Ein Blick auf die Uhr sagt, es wird Zeit zum Hotel zu fahren. Das ist noch ca eine Stunde Fahrt entfernt und da Pienza auf Weg liegt wollte ich kurz vorbeischauen. Ein sehr schöner kleiner Ort auf einem Hügel. Tja, der Wille war da und jede Menge Busse mit Touristen auch. Nix mit Besichtigung, sondern klassischer Umkehrschwung (nach einem Café) und auf zum Lago Trasimeno. Wird Zeit für ein Feierabend Bier.

 

Castiglione del Lago … ancora una volta

Wer ab und meine Reise Reportagen liest, denkt sich auch, da war der Kerl doch erst letztes Jahr. Stimmt, gut aufgepasst! Der kleine Ort ist eines der schönsten Dörfer Italiens. Zumindest der alte Kern, der Rest ist, naja wie soll ich sagen, nicht direkt schön.

 Castiglione del Lago 1

Aber egal, ich habe mir wieder im Hotel Aganoor ein Zimmer gebucht. Das Haus ist sehr zu Empfehlen und bekommt von mir immer wieder eine gute Bewertung. Die Zimmer sind gepflegt und stilvoll eingerichtet. Bei schönem Wetter gibt es eine grosse Terrasse und man genießt was Küche und Keller des Restaurants zu bieten haben. Das Essen ist wirklich sehr gut und bleibt preislich im Rahmen, klare Empfehlung von mir.

Castiglione del Lago 14

Umbrien ist kulinarisch immer eine Reise wert. Die Produkte der Region, egal ob jetzt Wurst, Schinken, Käse oder auch die diversen Weine sind zu empfehlen. Natürlich kann man auch prima Moto fahren, in der erweiterten Umgebung gibt es einige echte Schmankerl. Diese diversen Gründe lassen mich immer wieder die Region bereisen.

 


 Von Umbrien in die Abruzzen

Der Wecker des Smartphones bimmelt und als erste Massnahme ( nach öffnen der Augen) geht der Weg zum Fenster. Rolläden auf und der prüfende Blick. Sehr dunstig, irgendwas zwischen richtigem Nebel und etwas Nebel. Als Moto Fahrer hat man wohl einen dezenten Schlag, um zuerst nach dem Wetter zu sehen.

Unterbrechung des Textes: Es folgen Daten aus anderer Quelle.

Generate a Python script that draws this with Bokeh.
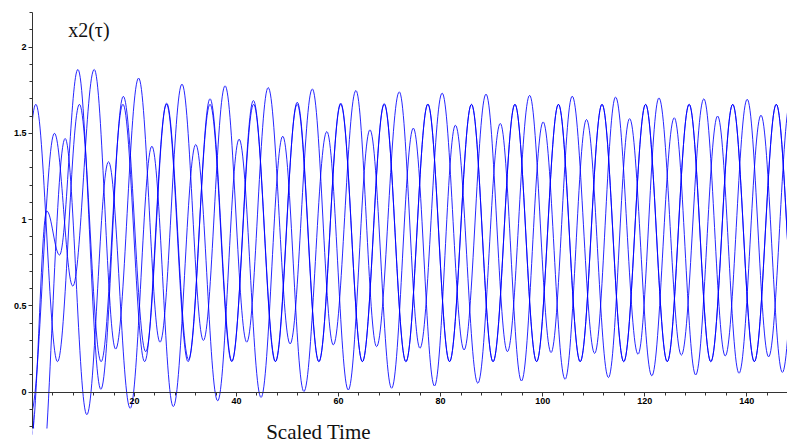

Also alles wieder in die Yamaha und die Kurviger App angemacht. Auch für heute habe ich ne Route geplant und ohne Landkarte ist das Handy Navi halt wichtig. Normalerweise fahre ich via Perugia Richtung Spoleto um dann in die Monte Sibillini abzubiegen. Heute aber nicht, Neues will ausprobiert werden. Anfangs lotst mich die App auch durch recht abenteuerliche Winkel, die winzigen Strässle sind, naja …grad so fahrbar. Slalom um kleine Löcher, dann wieder ausgewachsene Ätna Krater mach die Fahrerei nicht unbedingt zum Vergnügen. Das hätte ich aber wissen müssen, solche mini Verbindungswege zwischen zwei Dörfern sollte man eher mit der Enduro fahren. Irgendwann wollte mich die Kurviger App unbedingt in eine Sackgasse lotsen, da habe ich die Anwendung beendet.

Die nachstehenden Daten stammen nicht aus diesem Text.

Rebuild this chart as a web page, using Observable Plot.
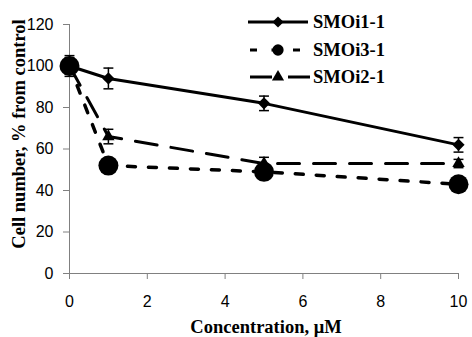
<!DOCTYPE html>
<html>
<head>
<meta charset="utf-8">
<script src="https://cdn.jsdelivr.net/npm/d3@7"></script>
<script src="https://cdn.jsdelivr.net/npm/@observablehq/plot@0.6"></script>
<style>
  html, body { margin: 0; padding: 0; background: #fff; }
  #wrap { position: relative; width: 472px; height: 337px; }
  #legend { position: absolute; left: 0; top: 0; }
</style>
</head>
<body>
<div id="wrap"></div>
<script>
// ---- data ----
const concentrations = [0, 1, 5, 10];
const seriesNames = ["SMOi1-1", "SMOi3-1", "SMOi2-1"];
const smoi1 = [100, 94, 82, 62];
const smoi1Err = [5, 5, 3.5, 3.5];
const smoi2 = [100, 66, 53, 53];
const smoi2Err = [4, 3.5, 3, 2];
const smoi3 = [100, 52, 49, 43];
const smoi3Err = [3, 2, 2, 2];
const xTicks = [0, 2, 4, 6, 8, 10];
const yTicks = [0, 20, 40, 60, 80, 100, 120];
const xTitle = "Concentration, \u03bcM";
const yTitle = "Cell number, % from control";

const toRows = (name, vals, errs) => concentrations.map((c, i) => ({series: name, x: c, y: vals[i], e: errs[i]}));
const d1 = toRows("SMOi1-1", smoi1, smoi1Err);
const d2 = toRows("SMOi2-1", smoi2, smoi2Err);
const d3r = toRows("SMOi3-1", smoi3, smoi3Err);

const capSymbol = {draw(ctx, size) { const w = Math.sqrt(size); ctx.moveTo(-w / 2, 0); ctx.lineTo(w / 2, 0); }};
const serif = "'Liberation Serif', 'Times New Roman', serif";
const sans = "'Liberation Sans', Arial, sans-serif";

function errMarks(data) {
  return [
    Plot.ruleX(data, {x: "x", y1: d => d.y - d.e, y2: d => d.y + d.e, stroke: "black", strokeWidth: 1.5}),
    Plot.dot(data, {x: "x", y: d => d.y + d.e, symbol: capSymbol, r: 5.6, fill: "none", stroke: "black", strokeWidth: 1.5}),
    Plot.dot(data, {x: "x", y: d => d.y - d.e, symbol: capSymbol, r: 5.6, fill: "none", stroke: "black", strokeWidth: 1.5})
  ];
}

const chart = Plot.plot({
  width: 472,
  height: 337,
  marginLeft: 69,
  marginRight: 14,
  marginTop: 24,
  marginBottom: 64,
  style: {background: "white", overflow: "visible", fontSize: "16px", fontFamily: sans},
  x: {domain: [0, 10]},
  y: {domain: [0, 120]},
  marks: [
    Plot.axisX({ticks: xTicks, tickSize: 6, tickPadding: 16, stroke: "#808080", fill: "black", label: null}),
    Plot.axisY({ticks: yTicks, tickSize: 6, tickPadding: 10, stroke: "#808080", fill: "black", label: null}),
    Plot.ruleY([0], {stroke: "#808080"}),
    Plot.ruleX([0], {stroke: "#808080"}),
    Plot.line(d1, {x: "x", y: "y", stroke: "black", strokeWidth: 3}),
    Plot.line(d2, {x: "x", y: "y", stroke: "black", strokeWidth: 3, strokeDasharray: "22,14"}),
    Plot.line(d3r, {x: "x", y: "y", stroke: "black", strokeWidth: 3.5, strokeDasharray: "8,13"}),
    ...errMarks(d1),
    ...errMarks(d2),
    ...errMarks(d3r),
    Plot.dot(d1, {x: "x", y: "y", symbol: "diamond2", r: 5.5, fill: "black", stroke: "none"}),
    Plot.dot(d2, {x: "x", y: "y", symbol: "triangle", r: 4.6, fill: "black", stroke: "none"}),
    Plot.dot(d3r, {x: "x", y: "y", symbol: "circle", r: 10, fill: "black", stroke: "none"}),
    Plot.text([xTitle], {frameAnchor: "bottom", textAnchor: "middle", lineAnchor: "middle", dx: 2, dy: 54, fontFamily: serif, fontWeight: "bold", fontSize: 18.5, fill: "black"}),
    Plot.text([yTitle], {frameAnchor: "left", textAnchor: "middle", lineAnchor: "middle", rotate: -90, dx: -50, dy: -15, fontFamily: serif, fontWeight: "bold", fontSize: 18.5, fill: "black"})
  ]
});

const wrap = document.getElementById("wrap");
wrap.appendChild(chart);

// ---- legend overlay ----
const legendStyles = {
  "SMOi1-1": {dash: null, symbol: d3.symbolDiamond2, size: 80, x1: 248, x2: 308},
  "SMOi3-1": {dash: "7,14.5", symbol: d3.symbolCircle, size: 100, x1: 250, x2: 300},
  "SMOi2-1": {dash: "22,16", symbol: d3.symbolTriangle, size: 64, x1: 250, x2: 310}
};
const legendY = [22, 50, 77];
const svg = d3.select(wrap).append("svg")
  .attr("id", "legend").attr("width", 472).attr("height", 100);
seriesNames.forEach((name, i) => {
  const s = legendStyles[name];
  const g = svg.append("g").attr("transform", `translate(0,${legendY[i]})`);
  g.append("line").attr("x1", s.x1).attr("x2", s.x2).attr("y1", 0).attr("y2", 0)
    .attr("stroke", "black").attr("stroke-width", 3)
    .attr("stroke-dasharray", s.dash);
  g.append("path").attr("d", d3.symbol(s.symbol, s.size)()).attr("transform", "translate(278,0)").attr("fill", "black");
  g.append("text").attr("x", 313).attr("y", 0).attr("dy", "0.35em")
    .attr("font-family", serif).attr("font-weight", "bold").attr("font-size", 18.5)
    .text(name);
});
</script>
</body>
</html>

Ein kurzes Stück auf der Autobahn bis Todi geht es weiter in Richtung. Und ? Natürlich in eine Raststätte und Café getrunken. Dabei habe ich Google Maps gesagt wo ich hin möchte. Zuerst mal nach Narni                                        

 Narni 2

Um es mal salopp zu sagen. Nicht schlecht das Städtle, kann man so lassen und wer viel Zeit hat kann sich alles ansehen.

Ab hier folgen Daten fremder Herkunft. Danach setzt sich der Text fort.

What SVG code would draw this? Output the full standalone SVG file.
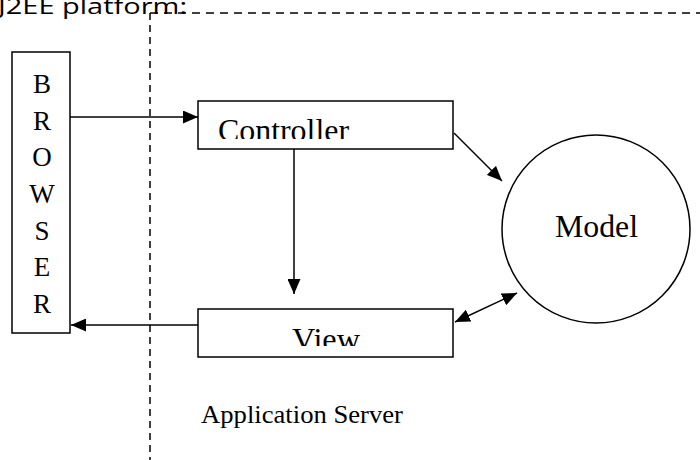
<svg xmlns="http://www.w3.org/2000/svg" width="700" height="460" viewBox="0 0 700 460">
<style>
.box{fill:#fff;stroke:#000;stroke-width:1.5}
.serif{font-family:"Liberation Serif","Times New Roman",serif;fill:#000}
.line{stroke:#000;stroke-width:1.5;fill:none}
.dash{stroke:#000;stroke-width:1.5;fill:none}
</style>
<defs>
<marker id="ah" viewBox="0 0 15 13" refX="15" refY="6.5" markerWidth="15" markerHeight="13" markerUnits="userSpaceOnUse" orient="auto-start-reverse">
<path d="M0,0 L15,6.5 L0,13 z" fill="#000"/>
</marker>
<clipPath id="clipC"><rect x="198" y="100" width="256" height="39"/></clipPath>
<clipPath id="clipV"><rect x="198" y="308" width="256" height="38"/></clipPath>
</defs>
<text x="-2" y="14" font-family="'Open Sans','Noto Sans',sans-serif" font-size="21" textLength="189" lengthAdjust="spacingAndGlyphs" fill="#000">J2EE platform:</text>
<g id="boundary">
<line class="dash" x1="150" y1="13" x2="700" y2="13" stroke-dasharray="8 6"/>
<line class="dash" x1="150" y1="13" x2="150" y2="460" stroke-dasharray="7 5"/>
</g>
<g id="browser">
<rect class="box" x="12" y="52" width="58" height="281"/>
<g class="serif" font-size="27" text-anchor="middle">
<text x="42" y="93">B</text>
<text x="42" y="130">R</text>
<text x="42" y="166">O</text>
<text x="42" y="203">W</text>
<text x="42" y="240">S</text>
<text x="42" y="276">E</text>
<text x="42" y="313">R</text>
</g>
</g>
<g id="controller">
<rect class="box" x="198" y="101" width="255" height="48"/>
<text class="serif" x="218" y="141" font-size="32" textLength="131" lengthAdjust="spacingAndGlyphs" clip-path="url(#clipC)">Controller</text>
</g>
<g id="view">
<rect class="box" x="198" y="309" width="255" height="48"/>
<text class="serif" x="292" y="350" font-size="31" textLength="68" lengthAdjust="spacingAndGlyphs" clip-path="url(#clipV)">View</text>
</g>
<g id="model">
<circle class="box" cx="596" cy="229" r="94"/>
<text class="serif" x="555" y="237" font-size="31" textLength="83" lengthAdjust="spacingAndGlyphs">Model</text>
</g>
<g id="connectors">
<line class="line" x1="70" y1="117" x2="198" y2="117" marker-end="url(#ah)"/>
<line class="line" x1="294" y1="149" x2="294" y2="294" marker-end="url(#ah)"/>
<line class="line" x1="198" y1="325" x2="71" y2="325" marker-end="url(#ah)"/>
<line class="line" x1="454" y1="133" x2="502" y2="181" marker-end="url(#ah)"/>
<line class="line" x1="455" y1="322" x2="517" y2="293" marker-start="url(#ah)" marker-end="url(#ah)"/>
</g>
<text class="serif" x="201" y="423" font-size="26" textLength="202" lengthAdjust="spacingAndGlyphs">Application Server</text>
</svg>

  • Dom von Narni (Concattedrale di San Giovenale oder Duomo di Narni genannt), 1047 begonnener Bau, der 1145 von Papst Eugen III. konsekriert wurde. Im 15. Jahrhundert wurde die einfache Fassade mit einem Portikus versehen. Das mit Rankenwerk umrahmte Südportal ist von Löwen flankiert. Die polygonale Apsis wurde nach einem Erdrutsch 1332 – gotisch – erneuert. Die kostbare Ausstattung enthält unter anderem das Werk Sant’Antonio Abate von Vecchietta, eine Holzstatue aus dem Jahr 1474.
  • Chiesa di San Domenico, ehemalige Kirche, die im 12. Jahrhundert entstand. Sie war die erste Kathedrale im Ort und wurde 1304 von den Dominikanern übernommen.
  • Chiesa di San Francesco, Kirche aus dem 14. Jahrhundert
  • Chiesa di Sant’Agostino, Kirche aus dem 14. Jahrhundert, wurde 1728 erneuert. Enthält von Piermatteo d’Amelia das Fresko Madonna col Bambino sulle ginocchia tra Santa Lucia e Santa Apollonia aus dem Jahr 1492.
  • Chiesa di Santa Maria Impensole, 1175 errichtete, „in pensole“ (am Hang) gelegene, dreischiffige Basilika. Im Inneren zeigt das vordere rechte Kapitell als einziges figürliches „Daniel in der Löwengrube“.
  • Porta Nuova, Stadttor aus dem 16. Jahrhundert
  • Porta Ternana, Stadttor aus dem 15. Jahrhundert, hieß früher Porta dell’Arvolta
  • Palazzo del Podestà, Palast aus dem 13. Jahrhundert, heutiges Rathaus
  • Ponte Calamone, Römerbrücke an der Via Flaminia
  • Ponte Cardaro, Römerbrücke an der Via Flaminia
  • Ponte d’Augusto (Teil der Via Flaminia) über den Fluss Nera, steht heute noch ein Brückenbogen; der rund 30 Meter hoch aufragende Bau ist eine der größten von den Römern erbauten Brücken gewesen.
  • Rocca Albornoz, im Auftrag von Gil Álvarez Carillo de Albornoz errichtete Burg aus dem 14. Jahrhundert am höchsten Punkt der Stadt (332 Höhenmeter).
  • Speco di San Francesco, ein ca. 13 km südöstlich des Ortes einsam gelegener Konvent, der vom Heiligen Franziskus 1213 gegründet und in der ersten Hälfte des 15. Jahrhunderts vom Heiligen Bernhardin erneuert wurde.

Quelle Wikipedia

Narni 6

Also wenn man SEHR VIEL ZEIT hat …. 😁

Etwas Kultur ist nicht schlecht, aber wie immer man sollte nicht zur Übertreibung neigen.

Lago del Salto

Also sprach der Jojo zu Google Maps, mach mal ne schöne kurvige Route zum Lago del Salto. Und es wurde tatsächlich eine prima Tour präsentiert. Mitten durch die Pampa wo weit und breit nix ist, auch kein I-Net, funktioniert das wunderbar. Allerdings habe ich auch die Offline Karten auf Smartphone geladen. Muss ich mir merken, das Navigation so einfach sein kann. Da braucht es keine zusätzliche App.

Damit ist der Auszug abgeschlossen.